Leaving the market, our boat turned into a network of smaller tributaries and we passed quietly through a lush green landscape, passing the occasional village. It was 7 am, still early, but already time for the morning news and daily propaganda radio broadcasts amplified in the villages through outdoor speakers. Accompanied by this morning soundtrack, people went about their daily business, riding motorbikes and bicycles on narrow roads and paths and across bridges in this peaceful watery land. Women still transported goods the traditional way, on baskets suspended on either end of a wooden pole balanced across their shoulders, wearing the traditional conical bamboo hats to protect them from the sun. From the narrow tributaries, we suddenly emerged into a wider channel and came across fishermen (and women) in small boats. Time to capture some signature shots of life on the Mekong.

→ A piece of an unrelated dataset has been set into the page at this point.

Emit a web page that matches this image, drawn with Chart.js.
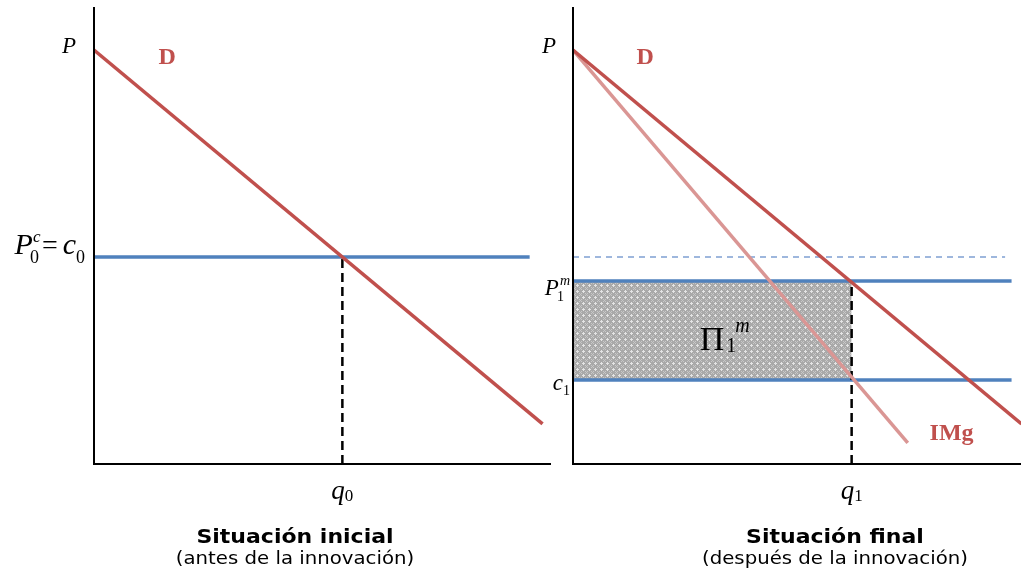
<!DOCTYPE html>
<html>
<head>
<meta charset="utf-8">
<script src="https://cdn.jsdelivr.net/npm/chart.js@4"></script>
<style>
  body { margin: 0; background: #fff; width: 1021px; height: 577px; overflow: hidden; position: relative; }
  canvas { position: absolute; top: 0; }
  .title { position: absolute; font-family: "DejaVu Sans", Verdana, sans-serif; text-align: center; color: #000; width: 360px; }
  .title b { font-size: 20px; line-height: 20px; display: block; transform: scaleX(1.1); }
  .title span { font-size: 17px; line-height: 20px; display: block; margin-top: 2px; transform: scaleX(1.16); }
</style>
</head>
<body>
<canvas id="left" width="560" height="577" style="left:0"></canvas>
<canvas id="right" width="501" height="577" style="left:520px"></canvas>
<div class="title" style="left:115px; top:526px"><b>Situación inicial</b><span>(antes de la innovación)</span></div>
<div class="title" style="left:655px; top:526px"><b>Situación final</b><span>(después de la innovación)</span></div>
<script>
// valores del gráfico (unidades económicas)
const pMax = 11.04;
const qMaxLeft = 9.2;
const qMaxRight = 9.02;

const demand = [{x: 0, y: 10}, {x: 9.03, y: 0.97}];
const cost0 = [{x: 0, y: 5}, {x: 8.77, y: 5}];
const q0Line = [{x: 5, y: 0}, {x: 5, y: 5}];

const img = [{x: 0, y: 10}, {x: 6.74, y: 0.51}];
const oldCost = [{x: 0, y: 5}, {x: 8.7, y: 5}];
const priceM = [{x: 0, y: 4.42}, {x: 8.83, y: 4.42}];
const cost1 = [{x: 0, y: 2.03}, {x: 8.83, y: 2.03}];
const q1Line = [{x: 5.61, y: 0}, {x: 5.61, y: 4.42}];
const profit = [{x: 0, y: 4.42}, {x: 5.61, y: 4.42}];

const red = '#C0504D';
const pink = '#DA9694';
const blue = '#4F81BD';
const serif = '"Liberation Serif", "Times New Roman", serif';

// trama gris del beneficio
function makePattern() {
    const c = document.createElement('canvas');
    c.width = 6; c.height = 6;
    const g = c.getContext('2d');
    g.fillStyle = '#a9a9a9';
    g.fillRect(0, 0, 6, 6);
    g.fillStyle = '#e4e4e4';
    g.fillRect(2, 3, 3, 1);
    g.fillRect(3, 2, 1, 3);
    g.fillStyle = '#c8c8c8';
    g.fillRect(0, 0, 1, 1);
    g.fillRect(1, 1, 1, 1);
    g.fillRect(5, 5, 1, 1);
    g.fillRect(5, 1, 1, 1);
    g.fillRect(1, 5, 1, 1);
    return g.createPattern(c, 'repeat');
}

// texto con subíndices / superíndices
function mathText(ctx, x, y, pieces, align) {
    let w = 0, cx = 0;
    const pos = [];
    pieces.forEach(p => {
        ctx.font = p.font;
        const pw = ctx.measureText(p.t).width;
        const px = p.stack ? pos[pos.length - 1].x + (p.dx || 0) : cx + (p.dx || 0);
        pos.push({x: px, w: pw});
        if (!p.stack) cx = px + pw;
        w = Math.max(w, px + pw);
    });
    let start = x;
    if (align === 'right') start = x - w;
    if (align === 'center') start = x - w / 2;
    ctx.textBaseline = 'alphabetic';
    ctx.textAlign = 'left';
    pieces.forEach((p, i) => {
        ctx.font = p.font;
        ctx.fillStyle = p.color || '#000';
        ctx.fillText(p.t, start + pos[i].x, y + (p.dy || 0));
    });
}

function line(data, color, width, dash) {
    return {
        data: data,
        showLine: true,
        borderColor: color,
        borderWidth: width,
        borderDash: dash || [],
        pointRadius: 0,
        fill: false,
        borderCapStyle: 'butt'
    };
}

// ejes y etiquetas
function axesPlugin(drawLabels) {
    return {
        id: 'axes',
        afterDatasetsDraw(chart) {
            const ctx = chart.ctx;
            const a = chart.chartArea;
            ctx.save();
            ctx.strokeStyle = '#000';
            ctx.lineWidth = 2;
            ctx.beginPath();
            ctx.moveTo(a.left, a.top);
            ctx.lineTo(a.left, a.bottom);
            ctx.lineTo(a.right, a.bottom);
            ctx.stroke();
            drawLabels(chart, ctx);
            ctx.restore();
        }
    };
}

// Chart.js pinta el primer dataset encima: se invierte la lista
function makeChart(id, qMax, pad, datasets, drawLabels) {
    return new Chart(document.getElementById(id), {
        type: 'scatter',
        data: {datasets: datasets.slice().reverse()},
        options: {
            responsive: false,
            animation: false,
            devicePixelRatio: 1,
            layout: {padding: pad},
            scales: {
                x: {type: 'linear', min: 0, max: qMax, display: false},
                y: {type: 'linear', min: 0, max: pMax, display: false}
            },
            plugins: {
                legend: {display: false},
                tooltip: {enabled: false}
            }
        },
        plugins: [axesPlugin(drawLabels)]
    });
}

// 1. Situación inicial
makeChart('left', qMaxLeft, {left: 94, right: 9, top: 7, bottom: 113}, [
    line(cost0, blue, 3.5),
    line(q0Line, '#000', 2.5, [9, 5]),
    line(demand, red, 3.5)
], function(chart, ctx) {
    const x = chart.scales.x, y = chart.scales.y, a = chart.chartArea;
    mathText(ctx, a.left - 32, y.getPixelForValue(10) + 3, [{t: 'P', font: 'italic 23px ' + serif}], 'left');
    mathText(ctx, x.getPixelForValue(1.5) - 10, y.getPixelForValue(9.83) + 7,
        [{t: 'D', font: 'bold 24px ' + serif, color: red}], 'left');
    const yc = y.getPixelForValue(5);
    mathText(ctx, a.left - 9, yc - 3, [
        {t: 'P', font: 'italic 30px ' + serif},
        {t: '0', font: '18px ' + serif, dy: 9, dx: -3},
        {t: 'c', font: 'italic 17px ' + serif, stack: true, dy: -12, dx: 3},
        {t: ' = ', font: '28px ' + serif, dx: -4},
        {t: 'c', font: 'italic 30px ' + serif, dx: -2},
        {t: '0', font: '18px ' + serif, dy: 9}
    ], 'right');
    mathText(ctx, x.getPixelForValue(5), a.bottom + 35, [
        {t: 'q', font: 'italic 27px ' + serif},
        {t: '0', font: '17px ' + serif, dy: 2}
    ], 'center');
});

// 2. Situación final
makeChart('right', qMaxRight, {left: 53, right: 0, top: 7, bottom: 113}, [
    Object.assign(line(profit, 'rgba(0,0,0,0)', 0), {fill: {value: 2.03}, backgroundColor: makePattern()}),
    line(oldCost, '#7FA0D2', 1.5, [6, 5]),
    line(priceM, blue, 3.5),
    line(cost1, blue, 3.5),
    line(q1Line, '#000', 2.5, [9, 5]),
    line(img, pink, 3.5),
    line(demand, red, 3.5)
], function(chart, ctx) {
    const x = chart.scales.x, y = chart.scales.y, a = chart.chartArea;
    mathText(ctx, a.left - 31, y.getPixelForValue(10) + 3, [{t: 'P', font: 'italic 23px ' + serif}], 'left');
    mathText(ctx, x.getPixelForValue(1.5) - 11, y.getPixelForValue(9.83) + 7,
        [{t: 'D', font: 'bold 24px ' + serif, color: red}], 'left');
    mathText(ctx, a.left - 3, y.getPixelForValue(4.42) + 14, [
        {t: 'P', font: 'italic 23px ' + serif},
        {t: '1', font: '14px ' + serif, dy: 6, dx: -2},
        {t: 'm', font: 'italic 14px ' + serif, stack: true, dy: -10, dx: 3}
    ], 'right');
    mathText(ctx, a.left - 3, y.getPixelForValue(2.03) + 10, [
        {t: 'c', font: 'italic 23px ' + serif},
        {t: '1', font: '14px ' + serif, dy: 5}
    ], 'right');
    mathText(ctx, x.getPixelForValue(2.55), y.getPixelForValue(2.75), [
        {t: 'Π', font: '34px ' + serif},
        {t: '1', font: '20px ' + serif, dy: 2, dx: 2},
        {t: 'm', font: 'italic 20px ' + serif, stack: true, dy: -18, dx: 9}
    ], 'left');
    mathText(ctx, x.getPixelForValue(7.18), y.getPixelForValue(0.72) + 6,
        [{t: 'IMg', font: 'bold 24px ' + serif, color: red}], 'left');
    mathText(ctx, x.getPixelForValue(5.61), a.bottom + 35, [
        {t: 'q', font: 'italic 27px ' + serif},
        {t: '1', font: '17px ' + serif, dy: 2}
    ], 'center');
});
</script>
</body>
</html>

I imagined the Mekong as a network of veins, arteries and capillaries, bringing teeming life onto the earth and sustaining the lives of people, plants, and the very land here. Nature provides and human ingenuity over the generations has harnessed the power of the river for life and civilisation.
We also learnt that sadly, the Mekong is changing, and possibly not for the better. Further upstream, stretches of the river have been dammed for hydroelectricity, with effects on the river’s route downstream, its biodiversity, and ultimately the lives of people living along the mighty river. It’s not certain what the future will bring, and what damage we’re doing to these rich lands.